Stevens was born in 1916 and her mother married Ruth in 1929, after which he adopted her. That marriage, by the way, happened on Opening Day of the 1929 season. Imagine if, say, Aaron Judge got married on the day of a game. My God, the takes.

Stevens and Ruth took to each other wonderfully. He taught her to bowl and golf and how to dance. She traveled with him around the world as he was at the height of his fame and she called him “Daddy” until the day she died. She gave many interviews while in her 90s, talking of both her love for her father and how much love her father showed her. Which contrasted to the story told by her sister Dorothy, also adopted and later raised by Ruth but, as revealed decades later, his biological daughter from an affair, who cast Ruth as a distant father. Which is to say that every story is more complicated than any one teller would have you believe, even if they are telling the truth as they knew it.

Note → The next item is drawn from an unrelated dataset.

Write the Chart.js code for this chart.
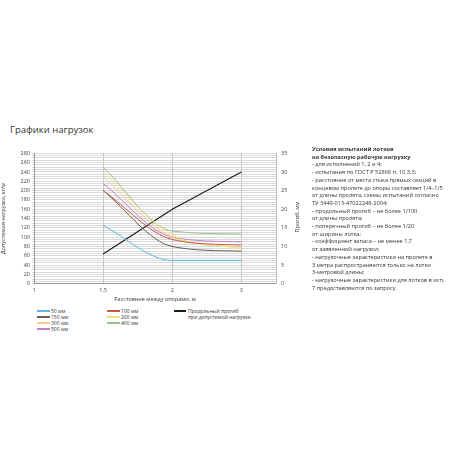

Stevens moved to New Hampshire as an adult and became a Boston Red Sox fan for the rest of her life. Which, given that Ruth began his career in Boston and given that the rivalry between the Sox and Yankees wasn’t all that hot until the 1970s and beyond, probably wouldn’t have bothered the Babe that much. That’s the case even if it likely irked still-living fans when Stevens threw out the first pitch at Fenway Park during the 1999 ALCS. It probably helps that she also threw out the first pitch at Yankee Stadium before the final game in the House That Ruth Built back in 2008 and was, overall, an ambassador for her father and the game far more than she was for any team.

Life has a long tail. Stuff that happened in the seemingly distant past wasn’t as long ago as you might think when you measure it by lives lived. Julia Ruth Stevens was proof of that.